O’Hanlon brought a claim under the DDA, contending that she was substantially disadvantaged by HMRC’s sick pay rules compared to a non-disabled person, and that it had failed to make reasonable adjustments to its policy so as to enable her to continue to receive full pay while absent. She also claimed that she had been subject to disability-related discrimination since her absence was related to her disability and the failure to continue paying her was not justified.
The tribunal held that O’Hanlon was substantially disadvantaged, but that HMRC had taken all reasonable steps to alleviate the disadvantage, including doing all it could to help O’Hanlon back to work. She appealed to the EAT. The EAT agreed that HMRC had made all reasonable adjustments and that there was no unlawful discrimination.
The EAT said that only in a very rare case would giving higher sick pay than would be payable to a non-disabled person – who in general did not suffer the same disability-related absences – be considered necessary as a reasonable adjustment.
O’Hanlon then appealed to the Court of Appeal.
The Court of Appeal said that HMRC had not failed to make reasonable adjustments by following its sick pay policy and refusing to pay O’Hanlon for her entire period of absence. Although this treatment did amount to disability related discrimination, the discrimination was justified.
The Court of Appeal said that while a failure to continue sick pay might cause financial difficulties, an employer could not be expected to decide whether to increase sick pay by an assessment of financial hardship.
It agreed with the tribunal’s assessment that payment for disability-related absences would be a disincentive to return to work.

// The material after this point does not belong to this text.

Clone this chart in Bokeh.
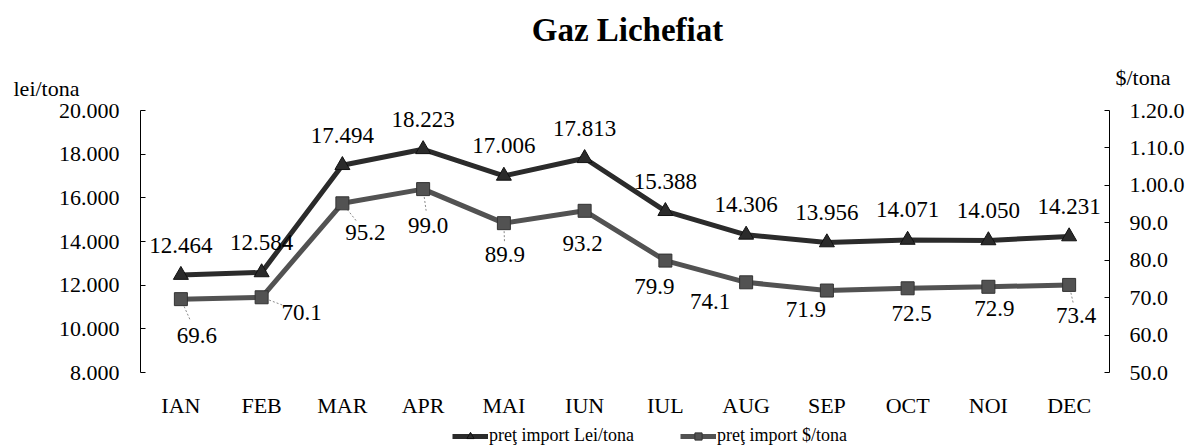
from bokeh.plotting import figure
from bokeh.models import (Range1d, LinearAxis, FixedTicker, ColumnDataSource,
                          LabelSet, Label, Legend, LegendItem)
from bokeh.embed import file_html
from bokeh.resources import INLINE

# ---- data ----
months = ["IAN", "FEB", "MAR", "APR", "MAI", "IUN", "IUL", "AUG", "SEP", "OCT", "NOI", "DEC"]
lei_per_tona = [12464, 12584, 17494, 18223, 17006, 17813, 15388, 14306, 13956, 14071, 14050, 14231]
usd_per_tona = [69.6, 70.1, 95.2, 99.0, 89.9, 93.2, 79.9, 74.1, 71.9, 72.5, 72.9, 73.4]
left_ticks = [8000, 10000, 12000, 14000, 16000, 18000, 20000]
left_tick_labels = ["8.000", "10.000", "12.000", "14.000", "16.000", "18.000", "20.000"]
right_ticks = [50, 60, 70, 80, 90, 100, 110, 120]
right_tick_labels = ["50.0", "60.0", "70.0", "80.0", "90.0", "1.00.0", "1.10.0", "1.20.0"]
series_names = ["preţ import Lei/tona", "preţ import $/tona"]
title_text = "Gaz Lichefiat"
left_unit = "lei/tona"
right_unit = "$/tona"

# ---- layout / styling ----
FONT = "Liberation Serif"
W, H = 1187, 447
AX_L, AX_R, AX_T, AX_B = 140, 1109, 110, 372      # axis box in canvas px
LEI_MIN, LEI_MAX = left_ticks[0], left_ticks[-1]
USD_MIN, USD_MAX = right_ticks[0], right_ticks[-1]
PX_X = (AX_R - AX_L) / len(months)
LEI_PER_PX = (LEI_MAX - LEI_MIN) / (AX_B - AX_T)
USD_PER_PX = (USD_MAX - USD_MIN) / (AX_B - AX_T)
x0 = -0.5 - AX_L / PX_X
x1 = len(months) - 0.5 + (W - AX_R) / PX_X
y0 = LEI_MIN - (H - AX_B) * LEI_PER_PX
y1 = LEI_MAX + AX_T * LEI_PER_PX
u0 = USD_MIN - (H - AX_B) * USD_PER_PX
u1 = USD_MAX + AX_T * USD_PER_PX


def cx(px):
    return x0 + px / PX_X


def cy(py):
    return y1 - py * LEI_PER_PX


usd_label_dx = [16, 40, 23, 5, 1, -2, -11, -36, -21, 4, 6, 7]
usd_label_dy = [-36, -15, -29, -36, -31, -33, -26, -19, -19, -25, -22, -31]
usd_leader = [True, True, True, True, True, False, False, False, False, False, False, True]

xs = list(range(len(months)))

p = figure(width=W, height=H, x_range=Range1d(x0, x1), y_range=Range1d(y0, y1),
           output_backend="svg", toolbar_location=None,
           min_border_left=0, min_border_right=0, min_border_top=0, min_border_bottom=0)
p.extra_y_ranges = {"usd": Range1d(u0, u1)}
p.xgrid.visible = False
p.ygrid.visible = False
p.outline_line_color = None
p.background_fill_color = "white"
p.border_fill_color = "white"

# left axis (fixed at the left edge of the category span)
ya = p.yaxis[0]
ya.fixed_location = -0.5
ya.bounds = (LEI_MIN, LEI_MAX)
ya.ticker = FixedTicker(ticks=left_ticks)
ya.major_label_overrides = {t: l for t, l in zip(left_ticks, left_tick_labels)}
ya.major_tick_in = 5
ya.major_tick_out = 0
ya.minor_tick_line_color = None
ya.axis_line_color = "black"
ya.major_tick_line_color = "black"
ya.major_label_text_font = FONT
ya.major_label_text_font_size = "22px"
ya.major_label_text_color = "black"
ya.major_label_standoff = 21

# right axis
ra = LinearAxis(y_range_name="usd", ticker=FixedTicker(ticks=right_ticks))
ra.fixed_location = len(months) - 0.5
ra.bounds = (USD_MIN, USD_MAX)
ra.major_label_overrides = {t: l for t, l in zip(right_ticks, right_tick_labels)}
ra.major_tick_in = 5
ra.major_tick_out = 0
ra.minor_tick_line_color = None
ra.axis_line_color = "black"
ra.major_tick_line_color = "black"
ra.major_label_text_font = FONT
ra.major_label_text_font_size = "22px"
ra.major_label_text_color = "black"
ra.major_label_standoff = 20
p.add_layout(ra, "right")

# bottom (category) axis
xa = p.xaxis[0]
xa.fixed_location = LEI_MIN
xa.bounds = (-0.5, len(months) - 0.5)
xa.ticker = FixedTicker(ticks=xs)
xa.major_label_overrides = {i: m for i, m in zip(xs, months)}
xa.axis_line_color = None
xa.major_tick_line_color = None
xa.minor_tick_line_color = None
xa.major_label_text_font = FONT
xa.major_label_text_font_size = "22px"
xa.major_label_text_color = "black"
xa.major_label_standoff = 14

# leader lines for usd labels
lx0, ly0, lx1, ly1 = [], [], [], []
for i, v in enumerate(usd_per_tona):
    if usd_leader[i]:
        lx0.append(xs[i]); ly0.append(v)
        lx1.append(xs[i] + 0.6 * usd_label_dx[i] / PX_X)
        ly1.append(v + 0.6 * usd_label_dy[i] * USD_PER_PX)
p.segment(lx0, ly0, lx1, ly1, y_range_name="usd", line_color="#8a8a8a",
          line_width=1, line_dash="2 2")

# series
LEI_C = "#2b2b2b"
USD_C = "#525252"
r1 = p.line(xs, lei_per_tona, line_width=5, line_color=LEI_C)
s1 = p.scatter(xs, lei_per_tona, marker="triangle", size=15,
               fill_color=LEI_C, line_color="#111111")
r2 = p.line(xs, usd_per_tona, line_width=5, line_color=USD_C, y_range_name="usd")
s2 = p.scatter(xs, usd_per_tona, marker="square", size=13, y_range_name="usd",
               fill_color=USD_C, line_color="#333333")

# data labels
src_lei = ColumnDataSource(dict(x=xs, y=lei_per_tona,
                                t=[f"{v:,}".replace(",", ".") for v in lei_per_tona]))
p.add_layout(LabelSet(x="x", y="y", text="t", source=src_lei, x_offset=0, y_offset=30,
                      text_align="center", text_baseline="middle", text_font=FONT,
                      text_font_size="23px", text_color="black"))
src_usd = ColumnDataSource(dict(x=xs, y=usd_per_tona, t=[f"{v:.1f}" for v in usd_per_tona],
                                dx=usd_label_dx, dy=usd_label_dy))
p.add_layout(LabelSet(x="x", y="y", text="t", source=src_usd, x_offset="dx", y_offset="dy",
                      y_range_name="usd", text_align="center", text_baseline="middle",
                      text_font=FONT, text_font_size="23px", text_color="black"))

# title and unit labels
p.add_layout(Label(x=cx(627), y=cy(29), text=title_text, text_align="center",
                   text_baseline="middle", text_font=FONT, text_font_style="bold",
                   text_font_size="33px", text_color="black"))
p.add_layout(Label(x=cx(13), y=cy(88), text=left_unit, text_align="left",
                   text_baseline="middle", text_font=FONT, text_font_size="22px",
                   text_color="black"))
p.add_layout(Label(x=cx(1115), y=cy(77), text=right_unit, text_align="left",
                   text_baseline="middle", text_font=FONT, text_font_size="22px",
                   text_color="black"))

# legend at the bottom
legend = Legend(items=[LegendItem(label=series_names[0], renderers=[r1, s1]),
                       LegendItem(label=series_names[1], renderers=[r2, s2])],
                location=(452, 1), orientation="horizontal", padding=0, margin=0,
                spacing=46, glyph_width=36, glyph_height=18, label_height=18,
                label_standoff=1, border_line_color=None, background_fill_alpha=0,
                label_text_font=FONT, label_text_font_size="18px",
                label_text_color="black")
p.add_layout(legend)

open("out.html", "w").write(file_html(p, INLINE))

It also found that it would be difficult for an employer to distinguish between disability and non-disability related reasons for a period of sickness absence, and that requiring employers to treat disability-related absences differently could create a sense of unfairness.
It did not consider whether it could ever be a reasonable adjustment to make extra payments to a disabled employee, but it did see “much force” in the EAT’s statement that it would be a rare case where extra pay to a disabled employee amounted to a reasonable adjustment.
What you should do
It will now be very difficult for a disabled employee to argue that they are entitled to receive full pay for an entire period of absence once their contractual entitlement has been exhausted.
Be aware that this is subject to the decision in Nottingham County Council v Meikle, which held that where the employer has contributed to the absence by failing to make reasonable adjustments, an employee may recover compensation for loss of sick pay.
This does not extend to discretionary sick pay schemes, where claims could be brought if discretion is exercised unlawfully.